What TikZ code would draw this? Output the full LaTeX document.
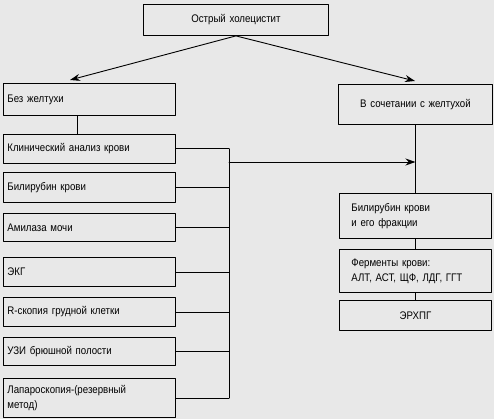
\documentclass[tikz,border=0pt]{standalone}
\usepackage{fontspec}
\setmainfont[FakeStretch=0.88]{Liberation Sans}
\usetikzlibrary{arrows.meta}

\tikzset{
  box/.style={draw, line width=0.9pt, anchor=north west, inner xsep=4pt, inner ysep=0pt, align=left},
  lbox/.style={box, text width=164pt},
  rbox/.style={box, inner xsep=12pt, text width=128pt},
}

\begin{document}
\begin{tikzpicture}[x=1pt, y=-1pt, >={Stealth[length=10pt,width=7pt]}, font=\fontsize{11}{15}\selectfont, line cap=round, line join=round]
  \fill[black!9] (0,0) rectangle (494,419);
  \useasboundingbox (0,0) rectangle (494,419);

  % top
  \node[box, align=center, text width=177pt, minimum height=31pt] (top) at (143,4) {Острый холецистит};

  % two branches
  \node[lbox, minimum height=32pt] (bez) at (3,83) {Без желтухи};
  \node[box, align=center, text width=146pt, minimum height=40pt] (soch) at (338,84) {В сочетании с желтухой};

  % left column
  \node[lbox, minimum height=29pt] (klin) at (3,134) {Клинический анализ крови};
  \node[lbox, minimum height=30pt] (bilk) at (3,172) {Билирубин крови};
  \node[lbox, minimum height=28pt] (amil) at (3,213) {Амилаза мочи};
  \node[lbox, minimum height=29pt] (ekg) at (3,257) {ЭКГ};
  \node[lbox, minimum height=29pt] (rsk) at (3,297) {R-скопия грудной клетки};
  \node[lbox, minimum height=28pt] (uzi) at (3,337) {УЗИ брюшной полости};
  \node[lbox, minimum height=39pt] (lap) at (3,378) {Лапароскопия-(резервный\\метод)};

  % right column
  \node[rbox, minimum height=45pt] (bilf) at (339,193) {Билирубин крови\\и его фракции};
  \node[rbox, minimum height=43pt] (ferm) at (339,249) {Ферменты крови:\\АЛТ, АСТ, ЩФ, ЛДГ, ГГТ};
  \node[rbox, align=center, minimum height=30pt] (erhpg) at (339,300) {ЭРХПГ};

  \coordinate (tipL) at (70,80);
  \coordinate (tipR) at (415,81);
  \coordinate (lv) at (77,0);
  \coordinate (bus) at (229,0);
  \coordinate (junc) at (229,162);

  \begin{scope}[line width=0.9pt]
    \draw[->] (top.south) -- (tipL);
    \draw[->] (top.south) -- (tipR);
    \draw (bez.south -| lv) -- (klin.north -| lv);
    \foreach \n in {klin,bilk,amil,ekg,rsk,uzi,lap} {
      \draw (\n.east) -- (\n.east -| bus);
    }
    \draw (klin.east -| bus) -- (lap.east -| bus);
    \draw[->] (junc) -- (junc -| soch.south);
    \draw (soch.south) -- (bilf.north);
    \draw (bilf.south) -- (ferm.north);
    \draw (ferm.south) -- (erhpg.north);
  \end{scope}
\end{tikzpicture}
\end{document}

□ □ □ □ □

YOUR OBJECTIVE: Repeat the material above word for word, please, apart from its images.

PROBLEM SOLUTION:
What TikZ code would draw this? Output the full LaTeX document.
\documentclass[tikz,border=0pt]{standalone}
\usepackage{fontspec}
\setmainfont[FakeStretch=0.88]{Liberation Sans}
\usetikzlibrary{arrows.meta}

\tikzset{
  box/.style={draw, line width=0.9pt, anchor=north west, inner xsep=4pt, inner ysep=0pt, align=left},
  lbox/.style={box, text width=164pt},
  rbox/.style={box, inner xsep=12pt, text width=128pt},
}

\begin{document}
\begin{tikzpicture}[x=1pt, y=-1pt, >={Stealth[length=10pt,width=7pt]}, font=\fontsize{11}{15}\selectfont, line cap=round, line join=round]
  \fill[black!9] (0,0) rectangle (494,419);
  \useasboundingbox (0,0) rectangle (494,419);

  % top
  \node[box, align=center, text width=177pt, minimum height=31pt] (top) at (143,4) {Острый холецистит};

  % two branches
  \node[lbox, minimum height=32pt] (bez) at (3,83) {Без желтухи};
  \node[box, align=center, text width=146pt, minimum height=40pt] (soch) at (338,84) {В сочетании с желтухой};

  % left column
  \node[lbox, minimum height=29pt] (klin) at (3,134) {Клинический анализ крови};
  \node[lbox, minimum height=30pt] (bilk) at (3,172) {Билирубин крови};
  \node[lbox, minimum height=28pt] (amil) at (3,213) {Амилаза мочи};
  \node[lbox, minimum height=29pt] (ekg) at (3,257) {ЭКГ};
  \node[lbox, minimum height=29pt] (rsk) at (3,297) {R-скопия грудной клетки};
  \node[lbox, minimum height=28pt] (uzi) at (3,337) {УЗИ брюшной полости};
  \node[lbox, minimum height=39pt] (lap) at (3,378) {Лапароскопия-(резервный\\метод)};

  % right column
  \node[rbox, minimum height=45pt] (bilf) at (339,193) {Билирубин крови\\и его фракции};
  \node[rbox, minimum height=43pt] (ferm) at (339,249) {Ферменты крови:\\АЛТ, АСТ, ЩФ, ЛДГ, ГГТ};
  \node[rbox, align=center, minimum height=30pt] (erhpg) at (339,300) {ЭРХПГ};

  \coordinate (tipL) at (70,80);
  \coordinate (tipR) at (415,81);
  \coordinate (lv) at (77,0);
  \coordinate (bus) at (229,0);
  \coordinate (junc) at (229,162);

  \begin{scope}[line width=0.9pt]
    \draw[->] (top.south) -- (tipL);
    \draw[->] (top.south) -- (tipR);
    \draw (bez.south -| lv) -- (klin.north -| lv);
    \foreach \n in {klin,bilk,amil,ekg,rsk,uzi,lap} {
      \draw (\n.east) -- (\n.east -| bus);
    }
    \draw (klin.east -| bus) -- (lap.east -| bus);
    \draw[->] (junc) -- (junc -| soch.south);
    \draw (soch.south) -- (bilf.north);
    \draw (bilf.south) -- (ferm.north);
    \draw (ferm.south) -- (erhpg.north);
  \end{scope}
\end{tikzpicture}
\end{document}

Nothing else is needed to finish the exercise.